Transcribe all of the material exactly. Any picture in it should be left out.

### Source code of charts

======

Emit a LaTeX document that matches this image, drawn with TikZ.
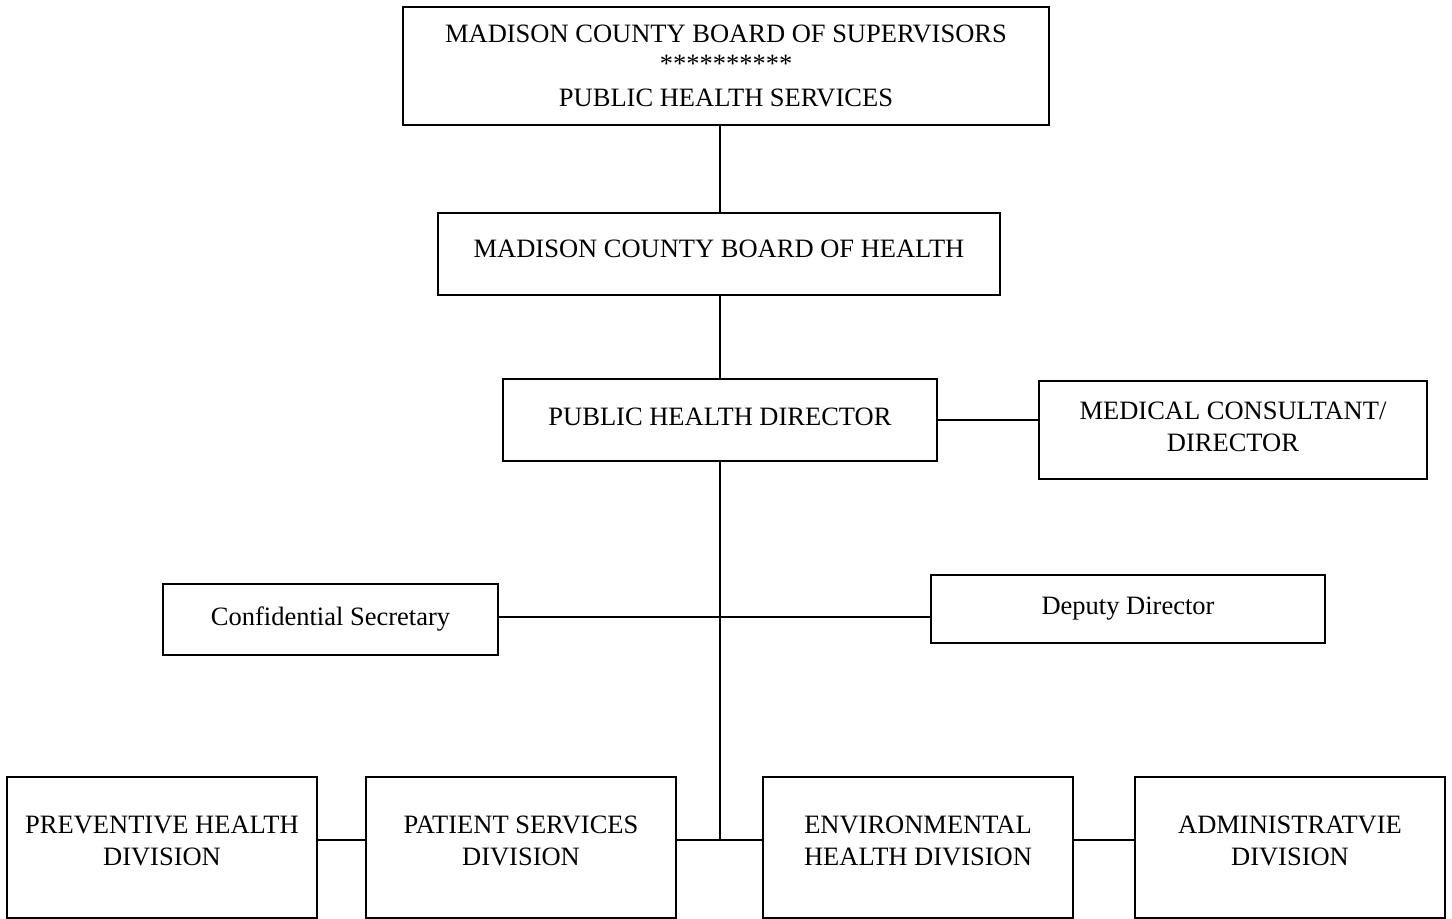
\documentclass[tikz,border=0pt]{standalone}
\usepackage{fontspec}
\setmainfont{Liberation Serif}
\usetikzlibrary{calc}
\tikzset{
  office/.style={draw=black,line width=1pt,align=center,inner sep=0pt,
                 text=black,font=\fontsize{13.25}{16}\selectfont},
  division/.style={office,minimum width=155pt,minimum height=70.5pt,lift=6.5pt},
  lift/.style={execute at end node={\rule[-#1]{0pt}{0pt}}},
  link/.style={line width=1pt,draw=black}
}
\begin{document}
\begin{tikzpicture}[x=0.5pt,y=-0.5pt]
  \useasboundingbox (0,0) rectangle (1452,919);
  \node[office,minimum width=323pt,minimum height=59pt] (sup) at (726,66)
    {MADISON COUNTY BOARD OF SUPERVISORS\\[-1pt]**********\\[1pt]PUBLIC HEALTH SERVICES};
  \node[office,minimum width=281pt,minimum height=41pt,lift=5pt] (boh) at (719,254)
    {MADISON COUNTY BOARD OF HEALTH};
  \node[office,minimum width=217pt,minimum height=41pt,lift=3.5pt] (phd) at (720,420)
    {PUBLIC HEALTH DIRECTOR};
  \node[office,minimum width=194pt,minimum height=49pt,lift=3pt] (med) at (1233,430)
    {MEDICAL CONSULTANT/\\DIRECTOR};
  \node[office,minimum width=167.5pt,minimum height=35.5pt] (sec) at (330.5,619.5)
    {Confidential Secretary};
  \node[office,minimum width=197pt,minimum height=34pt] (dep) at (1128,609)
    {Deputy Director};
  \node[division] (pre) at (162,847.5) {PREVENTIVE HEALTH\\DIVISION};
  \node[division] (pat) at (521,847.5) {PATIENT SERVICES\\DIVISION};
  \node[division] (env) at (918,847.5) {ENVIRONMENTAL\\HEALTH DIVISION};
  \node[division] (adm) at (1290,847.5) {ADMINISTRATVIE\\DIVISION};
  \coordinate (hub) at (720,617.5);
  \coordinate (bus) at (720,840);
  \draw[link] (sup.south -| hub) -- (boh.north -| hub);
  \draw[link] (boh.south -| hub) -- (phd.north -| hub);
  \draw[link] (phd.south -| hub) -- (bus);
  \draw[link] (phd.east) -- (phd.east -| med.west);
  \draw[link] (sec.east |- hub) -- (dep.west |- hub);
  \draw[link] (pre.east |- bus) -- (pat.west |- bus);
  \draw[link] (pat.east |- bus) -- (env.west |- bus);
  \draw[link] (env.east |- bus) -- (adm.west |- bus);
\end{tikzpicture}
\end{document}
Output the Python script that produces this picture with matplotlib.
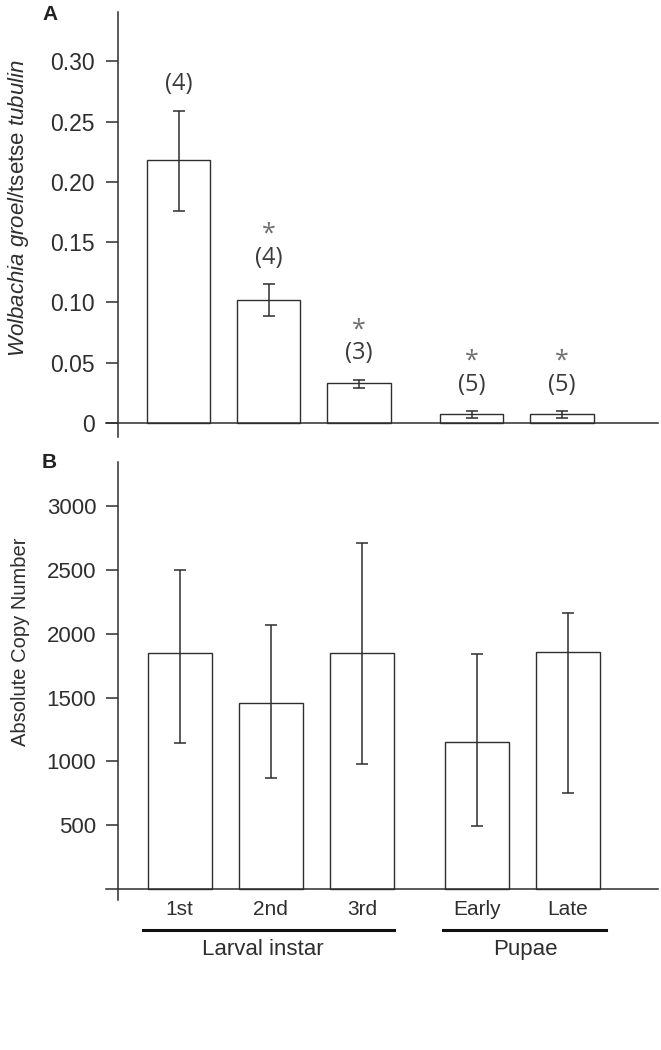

======

### Task result
Emit a LaTeX document that matches this image, drawn with TikZ.
\documentclass[tikz,border=0pt]{standalone}
\usepackage{fontspec}
\setmainfont{Liberation Serif}
\usetikzlibrary{calc}
\tikzset{
  office/.style={draw=black,line width=1pt,align=center,inner sep=0pt,
                 text=black,font=\fontsize{13.25}{16}\selectfont},
  division/.style={office,minimum width=155pt,minimum height=70.5pt,lift=6.5pt},
  lift/.style={execute at end node={\rule[-#1]{0pt}{0pt}}},
  link/.style={line width=1pt,draw=black}
}
\begin{document}
\begin{tikzpicture}[x=0.5pt,y=-0.5pt]
  \useasboundingbox (0,0) rectangle (1452,919);
  \node[office,minimum width=323pt,minimum height=59pt] (sup) at (726,66)
    {MADISON COUNTY BOARD OF SUPERVISORS\\[-1pt]**********\\[1pt]PUBLIC HEALTH SERVICES};
  \node[office,minimum width=281pt,minimum height=41pt,lift=5pt] (boh) at (719,254)
    {MADISON COUNTY BOARD OF HEALTH};
  \node[office,minimum width=217pt,minimum height=41pt,lift=3.5pt] (phd) at (720,420)
    {PUBLIC HEALTH DIRECTOR};
  \node[office,minimum width=194pt,minimum height=49pt,lift=3pt] (med) at (1233,430)
    {MEDICAL CONSULTANT/\\DIRECTOR};
  \node[office,minimum width=167.5pt,minimum height=35.5pt] (sec) at (330.5,619.5)
    {Confidential Secretary};
  \node[office,minimum width=197pt,minimum height=34pt] (dep) at (1128,609)
    {Deputy Director};
  \node[division] (pre) at (162,847.5) {PREVENTIVE HEALTH\\DIVISION};
  \node[division] (pat) at (521,847.5) {PATIENT SERVICES\\DIVISION};
  \node[division] (env) at (918,847.5) {ENVIRONMENTAL\\HEALTH DIVISION};
  \node[division] (adm) at (1290,847.5) {ADMINISTRATVIE\\DIVISION};
  \coordinate (hub) at (720,617.5);
  \coordinate (bus) at (720,840);
  \draw[link] (sup.south -| hub) -- (boh.north -| hub);
  \draw[link] (boh.south -| hub) -- (phd.north -| hub);
  \draw[link] (phd.south -| hub) -- (bus);
  \draw[link] (phd.east) -- (phd.east -| med.west);
  \draw[link] (sec.east |- hub) -- (dep.west |- hub);
  \draw[link] (pre.east |- bus) -- (pat.west |- bus);
  \draw[link] (pat.east |- bus) -- (env.west |- bus);
  \draw[link] (env.east |- bus) -- (adm.west |- bus);
\end{tikzpicture}
\end{document}
Output the Python script that produces this picture with matplotlib.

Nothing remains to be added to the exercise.